I know how he feel with that and I did got shocked long time ago with 600 volt DC that was pretty nasty.

Merci,Marc


----------



## drsparky (Nov 13, 2008)

One thing I learned from watching the Roadrunner on Saturday mornings is to hook up the detonator after you have placed the dynamite.


----------



## Minuteman (Dec 29, 2007)

The guy is 38 years old. He almost prevented himself from making it to 39. I will say though, he has a good attitude about it and mostly blames himself and not the green, airhead, pant sagging, ear gauged, dope smokin', punk, A/C apprentice. Like some might do.


----------



## Mr. Sparkle (Jan 27, 2009)

That's a bummer man, do you feel he is being honest in telling you exactly how it happened? I always wonder, when bravado gets in the way the story may get skewed.....

I only say this because almost every employer/mechanic I ever was an apprentice to used to do some really dumb sh*t with live stuff......


----------



## Bob Badger (Apr 19, 2009)

Mr. Sparkle said:


> That's a bummer man, do you feel he is being honest in telling you exactly how it happened? I always wonder, when bravado gets in the way the story may get skewed.....


I mean no disrespect to the man and it is terrible that he was hurt but my first thought was about how it may have really happened. Doing service and maintenance has taught me people will rarely admit they made a mistake. 

Of course it could have happened exactly the way he said it did.

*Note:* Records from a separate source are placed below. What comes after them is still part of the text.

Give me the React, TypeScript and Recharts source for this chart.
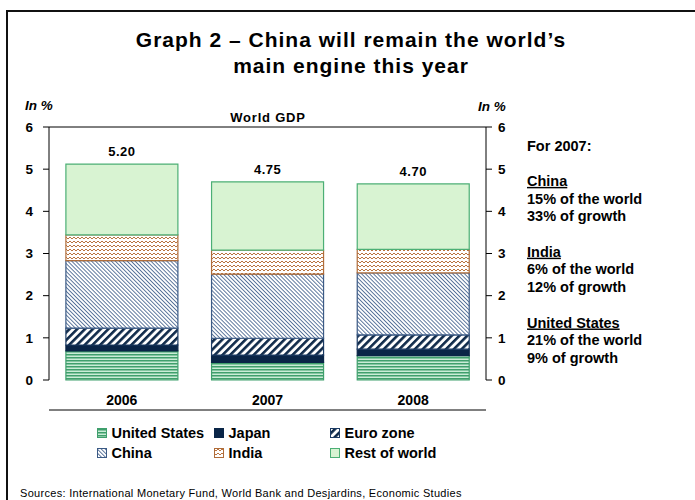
import { ComposedChart, Bar, Line, XAxis, YAxis, ReferenceLine, LabelList } from 'recharts';

// Contributions to world GDP growth, in % points
const years = ['2006', '2007', '2008'];
const unitedStates = [0.69, 0.42, 0.58];
const japan = [0.14, 0.17, 0.15];
const euroZone = [0.4, 0.4, 0.34];
const china = [1.6, 1.52, 1.47];
const india = [0.61, 0.57, 0.56];
const restOfWorld = [1.68, 1.62, 1.55];
const totals = ['5.20', '4.75', '4.70'];
const yTicks = [0, 1, 2, 3, 4, 5, 6];
const bandEdges = [0, 1, 2, 3];

const notes = [
  { text: 'For 2007:', head: false },
  { text: '', head: false },
  { text: 'China', head: true },
  { text: '15% of the world', head: false },
  { text: '33% of growth', head: false },
  { text: '', head: false },
  { text: 'India', head: true },
  { text: '6% of the world', head: false },
  { text: '12% of growth', head: false },
  { text: '', head: false },
  { text: 'United States', head: true },
  { text: '21% of the world', head: false },
  { text: '9% of growth', head: false },
];

const data = years.map((year, i) => ({
  year,
  us: unitedStates[i],
  japan: japan[i],
  euro: euroZone[i],
  china: china[i],
  india: india[i],
  rest: restOfWorld[i],
}));

const series = [
  { key: 'us', name: 'United States', fill: 'url(#pUS)', stroke: '#3f9f6c' },
  { key: 'japan', name: 'Japan', fill: '#0a2547', stroke: '#0a2547' },
  { key: 'euro', name: 'Euro zone', fill: 'url(#pEuro)', stroke: '#1b3a63' },
  { key: 'china', name: 'China', fill: 'url(#pChina)', stroke: '#3b5a85' },
  { key: 'india', name: 'India', fill: 'url(#pIndia)', stroke: '#b06d3a' },
  { key: 'rest', name: 'Rest of world', fill: '#d8f3d2', stroke: '#4caf75' },
];

// legend is laid out in the same order as the original: 3 columns, 2 rows
const legendCols = [97, 214, 330];
const legendRows = [438, 458];

const FONT = 'Arial, "Liberation Sans", sans-serif';

const TotalLabel = (props: any) => {
  const { x, y, width, index } = props;
  return (
    <text
      x={x + width / 2}
      y={y - 8}
      textAnchor="middle"
      fontSize={13}
      fontWeight="bold"
      letterSpacing={0.5}
      fill="#000"
    >
      {totals[index]}
    </text>
  );
};

export default function App() {
  return (
    <div style={{ position: 'absolute', left: 0, top: 0, width: 695, height: 500, fontFamily: FONT, background: '#fff', overflow: 'hidden' }}>
      <div style={{ position: 'absolute', left: 6, top: 10, width: 720, height: 520, border: '2px solid #111', boxSizing: 'border-box' }} />
      <svg width={695} height={500} style={{ position: 'absolute', left: 0, top: 0 }} fontFamily={FONT}>
        <defs>
          <pattern id="pUS" width={4} height={3} patternUnits="userSpaceOnUse">
            <rect width={4} height={3} fill="#c9ecd6" />
            <rect width={4} height={1.5} fill="#3f9f6c" />
          </pattern>
          <pattern id="pEuro" width={5.5} height={5.5} patternUnits="userSpaceOnUse" patternTransform="rotate(45)">
            <rect width={5.5} height={5.5} fill="#fff" />
            <rect width={2.6} height={5.5} fill="#0f2a4a" />
          </pattern>
          <pattern id="pChina" width={2.8} height={2.8} patternUnits="userSpaceOnUse" patternTransform="rotate(-45)">
            <rect width={2.8} height={2.8} fill="#fff" />
            <rect width={0.8} height={2.8} fill="#3a5a88" />
          </pattern>
          <pattern id="pIndia" width={4} height={4} patternUnits="userSpaceOnUse">
            <rect width={4} height={4} fill="#fff" />
            <path d="M0 3 L2 1 L4 3" stroke="#b8733f" strokeWidth={1} fill="none" />
          </pattern>
        </defs>

        <text x={351} y={46.5} textAnchor="middle" fontSize={21} fontWeight="bold" letterSpacing={1}>
          Graph 2 – China will remain the world’s
        </text>
        <text x={351} y={72.5} textAnchor="middle" fontSize={21} fontWeight="bold" letterSpacing={1}>
          main engine this year
        </text>

        <text x={25} y={110} fontSize={13.5} fontWeight="bold" fontStyle="italic">In %</text>
        <text x={478} y={110.5} fontSize={13.5} fontWeight="bold" fontStyle="italic">In %</text>
        <text x={268} y={121.5} textAnchor="middle" fontSize={13} fontWeight="bold" letterSpacing={0.8}>World GDP</text>

        {notes.map((n, i) => (
          <text
            key={i}
            x={527}
            y={150.5 + i * 17.7}
            fontSize={14.5}
            fontWeight="bold"
            textDecoration={n.head ? 'underline' : undefined}
          >
            {n.text}
          </text>
        ))}

        {series.map((s, i) => {
          const col = legendCols[i % 3];
          const row = legendRows[Math.floor(i / 3)];
          return (
            <g key={s.key}>
              <rect x={col + 0.5} y={row - 9.5} width={9} height={9} fill={s.fill} stroke={s.stroke} strokeWidth={1} />
              <text x={col + 14.5} y={row} fontSize={14.5} fontWeight="bold">{s.name}</text>
            </g>
          );
        })}

        <text x={20} y={496.5} fontSize={11} letterSpacing={0.3}>
          Sources: International Monetary Fund, World Bank and Desjardins, Economic Studies
        </text>
      </svg>

      <div style={{ position: 'absolute', left: 0, top: 0 }}>
        <ComposedChart
          width={695}
          height={500}
          data={data}
          margin={{ top: 127, right: 0, bottom: 89, left: 0 }}
          barCategoryGap="11.6%"
          style={{ fontFamily: FONT }}
        >
          <XAxis
            xAxisId="sep"
            type="number"
            domain={[0, 3]}
            ticks={bandEdges}
            height={1}
            tick={false}
            tickSize={5}
            axisLine={{ stroke: '#000' }}
            tickLine={{ stroke: '#000' }}
          />
          <XAxis
            dataKey="year"
            height={30}
            axisLine={false}
            tickLine={false}
            tickSize={0}
            tickMargin={15}
            tick={{ fontSize: 14, fontWeight: 'bold', fill: '#000' }}
          />
          <YAxis
            domain={[0, 6]}
            ticks={yTicks}
            width={49}
            tickSize={6}
            tickMargin={10}
            axisLine={{ stroke: '#000' }}
            tickLine={{ stroke: '#000' }}
            tick={{ fontSize: 13.5, fontWeight: 'bold', fill: '#000' }}
          />
          <YAxis
            yAxisId="right"
            orientation="right"
            domain={[0, 6]}
            ticks={yTicks}
            width={209}
            tickSize={6}
            tickMargin={6}
            axisLine={{ stroke: '#000' }}
            tickLine={{ stroke: '#000' }}
            tick={{ fontSize: 13.5, fontWeight: 'bold', fill: '#000' }}
          />
          <ReferenceLine y={6} stroke="#000" />
          {series.map((s) => (
            <Bar
              key={s.key}
              dataKey={s.key}
              name={s.name}
              stackId="gdp"
              fill={s.fill}
              stroke={s.stroke}
              strokeWidth={1.2}
              isAnimationActive={false}
            >
              {s.key === 'rest' && <LabelList dataKey="rest" content={TotalLabel} />}
            </Bar>
          ))}
          {/* invisible helper so the right-hand axis gets its ticks */}
          <Line
            yAxisId="right"
            dataKey="rest"
            stroke="none"
            dot={false}
            activeDot={false}
            legendType="none"
            isAnimationActive={false}
          />
        </ComposedChart>
      </div>
    </div>
  );
}
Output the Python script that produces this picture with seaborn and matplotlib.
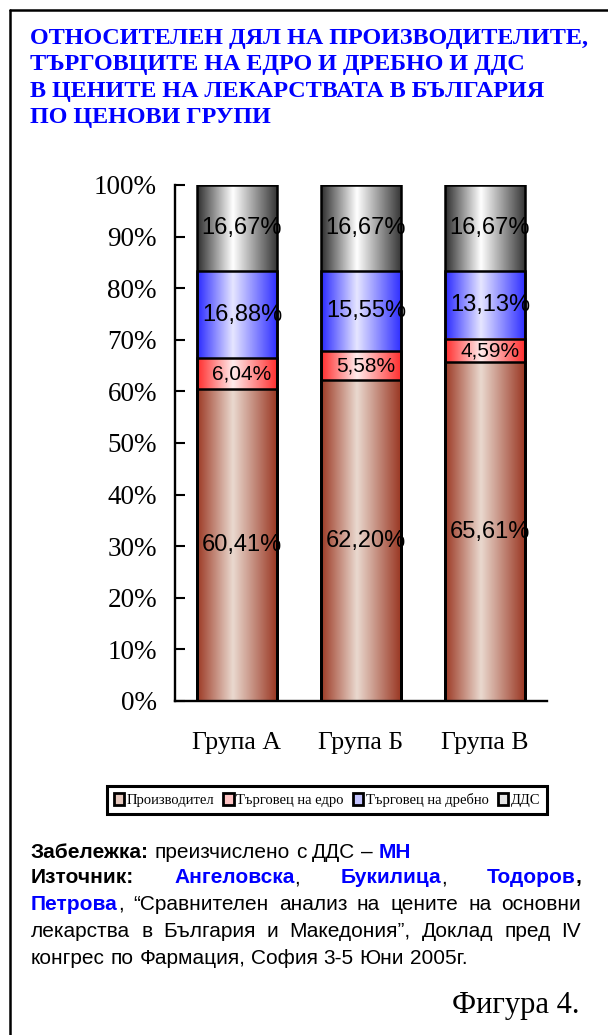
import numpy as np
import pandas as pd
import seaborn as sns
import matplotlib.pyplot as plt
from matplotlib.colors import LinearSegmentedColormap
from matplotlib.patches import Patch
from matplotlib.lines import Line2D

# data
groups = ['Група А', 'Група Б', 'Група В']
series = ['Производител', 'Търговец на едро', 'Търговец на дребно', 'ДДС']
producer = [60.41, 62.20, 65.61]
wholesale = [6.04, 5.58, 4.59]
retail = [16.88, 15.55, 13.13]
vat = [16.67, 16.67, 16.67]
yticks = list(range(0, 101, 10))

title_lines = ['ОТНОСИТЕЛЕН ДЯЛ НА ПРОИЗВОДИТЕЛИТЕ,',
               'ТЪРГОВЦИТЕ НА ЕДРО И ДРЕБНО И ДДС',
               'В ЦЕНИТЕ НА ЛЕКАРСТВАТА В БЪЛГАРИЯ',
               'ПО ЦЕНОВИ ГРУПИ']

# cylinder-like shading: left edge, middle, right edge
grad_colors = {
    'Производител': ['#9c3a25', '#ead9cf', '#9a3824'],
    'Търговец на едро': ['#ff2d2d', '#ffecec', '#ff3030'],
    'Търговец на дребно': ['#2a2aff', '#e6e6ff', '#3030ff'],
    'ДДС': ['#2e2e2e', '#ffffff', '#383838'],
}
legend_fill = {
    'Производител': '#e6c8bd',
    'Търговец на едро': '#ffc4c4',
    'Търговец на дребно': '#c4c4ff',
    'ДДС': '#e4e4e4',
}

sns.set_style('white')
plt.rcParams['font.family'] = ['Liberation Serif', 'DejaVu Serif']
plt.rcParams['text.color'] = 'black'

W, H = 608, 1035
fig = plt.figure(figsize=(W / 100, H / 100), dpi=100)
ax = fig.add_axes([175 / W, 1 - 701 / H, 372 / W, 516 / H])

df = pd.DataFrame({'group': groups, 'Производител': producer,
                   'Търговец на едро': wholesale,
                   'Търговец на дребно': retail, 'ДДС': vat})
tops = df[series].cumsum(axis=1)
bottoms = tops - df[series]

# stacked bars: draw cumulative heights, tallest first
for z, name in enumerate(reversed(series)):
    n0 = len(ax.patches)
    sns.barplot(data=tops.assign(group=groups), x='group', y=name,
                color='white', width=0.645, ax=ax)
    cmap = LinearSegmentedColormap.from_list(
        name, list(zip([0, 0.45, 1], grad_colors[name])))
    img = cmap(np.linspace(0, 1, 200))[None, :, :]
    for p in ax.patches[n0:]:
        x0, w, h = p.get_x(), p.get_width(), p.get_height()
        ax.imshow(img, extent=(x0, x0 + w, 0, h), aspect='auto',
                  interpolation='bilinear', zorder=1 + z * 0.1)
        p.set_facecolor('none')
        p.set_edgecolor('black')
        p.set_linewidth(1.8)
        p.set_zorder(5)

ax.set_xlim(-0.5, 2.5)
ax.set_ylim(0, 100)
ax.set_xlabel('')
ax.set_ylabel('')

# value labels in the middle of each segment
for name in series:
    fs = 15 if name == 'Търговец на едро' else 17
    for i in range(len(groups)):
        v = df[name][i]
        ax.text(i + 0.04, bottoms[name][i] + v / 2,
                f'{v:.2f}'.replace('.', ',') + '%',
                ha='center', va='center', fontsize=fs, color='black',
                family='Liberation Sans', zorder=6)

ax.set_yticks(yticks)
ax.set_yticklabels([f'{t}%' for t in yticks])
ax.tick_params(axis='y', direction='in', length=7, width=1.5, pad=13,
               labelsize=19.5, colors='black', left=True)
ax.tick_params(axis='x', length=0, pad=22, labelsize=18.5, colors='black')
sns.despine(ax=ax)
for s in ['left', 'bottom']:
    ax.spines[s].set_color('black')
    ax.spines[s].set_linewidth(1.7)
    ax.spines[s].set_zorder(7)

# legend
handles = [Patch(facecolor=legend_fill[s], edgecolor='black', linewidth=2)
           for s in series]
leg = fig.legend(handles, series, loc='center',
                 bbox_to_anchor=(327 / W, 1 - 800 / H), ncol=4,
                 frameon=True, fancybox=False, edgecolor='black',
                 framealpha=1, fontsize=10.5, handlelength=0.7,
                 handleheight=0.8, handletextpad=0.2, columnspacing=0.6,
                 borderpad=0.45)
leg.get_frame().set_linewidth(2.2)

# frame around the page
fig.add_artist(Line2D([10 / W, 10 / W], [0, 1 - 10 / H], color='black',
                      lw=1.8, transform=fig.transFigure))
fig.add_artist(Line2D([10 / W, 1], [1 - 10 / H, 1 - 10 / H], color='black',
                      lw=1.8, transform=fig.transFigure))

# title
for txt, base in zip(title_lines, [44, 70, 97, 123]):
    fig.text(30 / W, 1 - base / H, txt, color='#0000ff', fontsize=17.4,
             weight='bold', va='baseline', ha='left')

# note block, partly justified
renderer = fig.canvas.get_renderer()
NOTE_FS = 15
BLUE = '#0000ff'


def text_width(txt, weight):
    t = fig.text(0, 0, txt, fontsize=NOTE_FS, family='Liberation Sans',
                 weight=weight)
    w = t.get_window_extent(renderer).width
    t.remove()
    return w


space_w = text_width('x x', 'normal') - text_width('xx', 'normal')


def plain(s):
    return [[(w, 'normal', 'black')] for w in s.split()]


note_lines = [
    ([[('Забележка:', 'bold', 'black')]] + plain('преизчислено с ДДС –')
     + [[('МН', 'bold', BLUE)]], False, 858),
    ([[('Източник:', 'bold', 'black')],
      [('Ангеловска', 'bold', BLUE), (',', 'normal', 'black')],
      [('Букилица', 'bold', BLUE), (',', 'normal', 'black')],
      [('Тодоров', 'bold', BLUE), (',', 'bold', 'black')]], True, 883),
    ([[('Петрова', 'bold', BLUE), (',', 'normal', 'black')]]
     + plain('“Сравнителен анализ на цените на основни'), True, 910),
    (plain('лекарства в България и Македония”, Доклад пред IV'), True, 937),
    (plain('конгрес по Фармация, София 3-5 Юни 2005г.'), False, 964),
]

left, right = 31, 581
for words, justify, base in note_lines:
    widths = [[text_width(t, wt) for t, wt, c in word] for word in words]
    total = sum(sum(w) for w in widths)
    gap = (right - left - total) / (len(words) - 1) if justify else space_w
    x = left
    for word, ws in zip(words, widths):
        for (t, wt, c), w in zip(word, ws):
            fig.text(x / W, 1 - base / H, t, fontsize=NOTE_FS,
                     family='Liberation Sans', weight=wt, color=c,
                     va='baseline', ha='left')
            x += w
        x += gap

fig.text(580 / W, 1 - 1013 / H, 'Фигура 4.', fontsize=22, ha='right',
         va='baseline', color='black')

fig.savefig('out.png', dpi=100)
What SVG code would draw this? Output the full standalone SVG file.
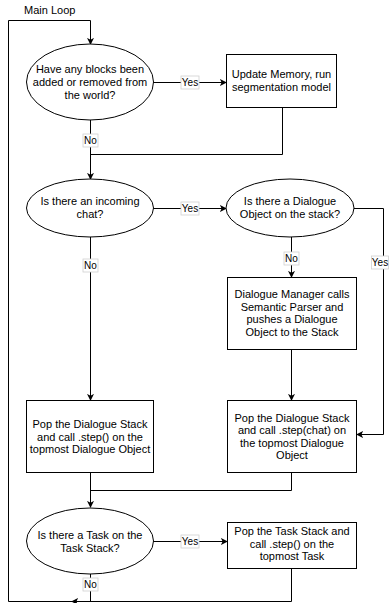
<svg xmlns="http://www.w3.org/2000/svg" width="389" height="603" viewBox="0 0 389 603">
<defs>
<marker id="arr" viewBox="0 0 8 8" refX="7" refY="4" markerWidth="7" markerHeight="7" markerUnits="userSpaceOnUse" orient="auto">
<path d="M0,0 L8,4 L0,8 L2,4 Z" fill="#000"/>
</marker>
<style>
.shape{fill:#fff;stroke:#000;stroke-width:1}
.t{font-family:"Liberation Sans",Arial,sans-serif;font-size:11px;fill:#000;text-anchor:middle}
.edge{fill:none;stroke:#000;stroke-width:1}
.lbl{fill:#fff;stroke:#d0d0d0;stroke-width:0.8}
.lt{font-family:"Liberation Sans",Arial,sans-serif;font-size:10px;fill:#000;text-anchor:middle}
</style>
</defs>
<rect width="389" height="603" fill="#fff"/>
<text x="24" y="14" font-family="Liberation Sans, Arial, sans-serif" font-size="11" fill="#000">Main Loop</text>
<g id="connectors">
<path class="edge" d="M90.5,574 V601.5 H8.5 V20.5 H90.5 V44" marker-end="url(#arr)"/>
<path class="edge" d="M291.5,569 V601.5 H72" marker-end="url(#arr)"/>
<path class="edge" d="M153,82.5 H226" marker-end="url(#arr)"/>
<path class="edge" d="M90.5,120 V179" marker-end="url(#arr)"/>
<path class="edge" d="M282.5,108 V154.5 H90.5"/>
<path class="edge" d="M153,208.5 H226" marker-end="url(#arr)"/>
<path class="edge" d="M90.5,237 V400" marker-end="url(#arr)"/>
<path class="edge" d="M291.5,237 V277" marker-end="url(#arr)"/>
<path class="edge" d="M354,208.5 H383.5 V434.5 H357" marker-end="url(#arr)"/>
<path class="edge" d="M291.5,350 V400" marker-end="url(#arr)"/>
<path class="edge" d="M90.5,473 V507" marker-end="url(#arr)"/>
<path class="edge" d="M291.5,473 V490.5 H90.5"/>
<path class="edge" d="M153,541.5 H227" marker-end="url(#arr)"/>
<g id="labels">
<rect class="lbl" x="181" y="76" width="18" height="13"/><text class="lt" x="190" y="86">Yes</text>
<rect class="lbl" x="83" y="134" width="15" height="13"/><text class="lt" x="90.5" y="144">No</text>
<rect class="lbl" x="181" y="202" width="18" height="13"/><text class="lt" x="190" y="212">Yes</text>
<rect class="lbl" x="83" y="259" width="15" height="13"/><text class="lt" x="90.5" y="269">No</text>
<rect class="lbl" x="284" y="252" width="15" height="13"/><text class="lt" x="291.5" y="262">No</text>
<rect class="lbl" x="371.5" y="256" width="17" height="13"/><text class="lt" x="380" y="266">Yes</text>
<rect class="lbl" x="181" y="535" width="18" height="13"/><text class="lt" x="190" y="545">Yes</text>
<rect class="lbl" x="83" y="578" width="15" height="13"/><text class="lt" x="90.5" y="588">No</text>
</g>
</g>
<g id="q-blocks">
<ellipse class="shape" cx="90" cy="82" rx="63.5" ry="38"/>
<text class="t" x="90" y="73">Have any blocks been</text>
<text class="t" x="90" y="86">added or removed from</text>
<text class="t" x="90" y="99">the world?</text>
</g>
<g id="update-memory">
<rect class="shape" x="226.5" y="54.5" width="110" height="53"/>
<text class="t" x="281.5" y="78">Update Memory, run</text>
<text class="t" x="281.5" y="91">segmentation model</text>
</g>
<g id="q-chat">
<ellipse class="shape" cx="90" cy="208" rx="63.5" ry="29"/>
<text class="t" x="90" y="205">Is there an incoming</text>
<text class="t" x="90" y="218">chat?</text>
</g>
<g id="q-dialogue">
<ellipse class="shape" cx="290" cy="208" rx="64" ry="29"/>
<text class="t" x="290" y="205">Is there a Dialogue</text>
<text class="t" x="290" y="218">Object on the stack?</text>
</g>
<g id="dialogue-manager">
<rect class="shape" x="227.5" y="277.5" width="129" height="72"/>
<text class="t" x="292" y="298">Dialogue Manager calls</text>
<text class="t" x="292" y="310.5">Semantic Parser and</text>
<text class="t" x="292" y="323">pushes a Dialogue</text>
<text class="t" x="292" y="335.5">Object to the Stack</text>
</g>
<g id="pop-dialogue">
<rect class="shape" x="26.5" y="400.5" width="127" height="72"/>
<text class="t" x="90" y="428">Pop the Dialogue Stack</text>
<text class="t" x="90" y="440.5">and call .step() on the</text>
<text class="t" x="90" y="453">topmost Dialogue Object</text>
</g>
<g id="pop-dialogue-chat">
<rect class="shape" x="227.5" y="400.5" width="129" height="72"/>
<text class="t" x="292" y="421.5">Pop the Dialogue Stack</text>
<text class="t" x="292" y="434">and call .step(chat) on</text>
<text class="t" x="292" y="446.5">the topmost Dialogue</text>
<text class="t" x="292" y="459">Object</text>
</g>
<g id="q-task">
<ellipse class="shape" cx="90" cy="541" rx="63.5" ry="33"/>
<text class="t" x="90" y="539">Is there a Task on the</text>
<text class="t" x="90" y="552">Task Stack?</text>
</g>
<g id="pop-task">
<rect class="shape" x="227.5" y="522.5" width="129" height="46"/>
<text class="t" x="292" y="535">Pop the Task Stack and</text>
<text class="t" x="292" y="547.5">call .step() on the</text>
<text class="t" x="292" y="560">topmost Task</text>
</g>
</svg>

Either way I hope he gets better.


----------



## steelersman (Mar 15, 2009)

Minuteman said:


> He said that he was at a house installing some 240 volt circuits for an attic electric heat furnace. He ran two 6/3s from the attic to the panel


I have to ask, why would he have run 6/3's to the furnace? I've never seen this. Do they need a neutral? Is this something new?


----------



## Minuteman (Dec 29, 2007)

steelersman said:


> I have to ask, why would he have run 6/3's to the furnace? I've never seen this. Do they need a neutral? Is this something new?


Typo, should have said 6/2.


----------



## RePhase277 (Feb 5, 2008)

I once got popped by 240 VDC wiring the battery bank for emergency lighting inverters. I was squeezed between the wall and the metal frame of the rack, nice and sweaty. I had the end of the cable in my hand, and, like a dumbass, I had already landed the more-accessible negative cable. The cable slipped down and I tightened my grip to catch it. Problem is, I tightened around the exposed terminal. My back and legs and arms were wrenched, and I stayed sore from that for weeks.

It isn't the worst I've had, but I wouldn't do it just for a weekend kick.


----------



## Minuteman (Dec 29, 2007)

Mr. Sparkle said:


> That's a bummer man, do you feel he is being honest in telling you exactly how it happened? I always wonder, when bravado gets in the way the story may get skewed.....
> 
> I only say this because almost every employer/mechanic I ever was an apprentice to used to do some really dumb sh*t with live stuff......





Bob Badger said:


> I mean no disrespect to the man and it is terrible that he was hurt but my first thought was about how it may have really happened. Doing service and maintenance has taught me people will rarely admit they made a mistake.
> 
> Of course it could have happened exactly the way he said it did.
> 
> Either way I hope he gets better.


That's what he said happened and I have to go on is that. He never seemed like a wild-eyed story teller, but ego is a funny critter.


----------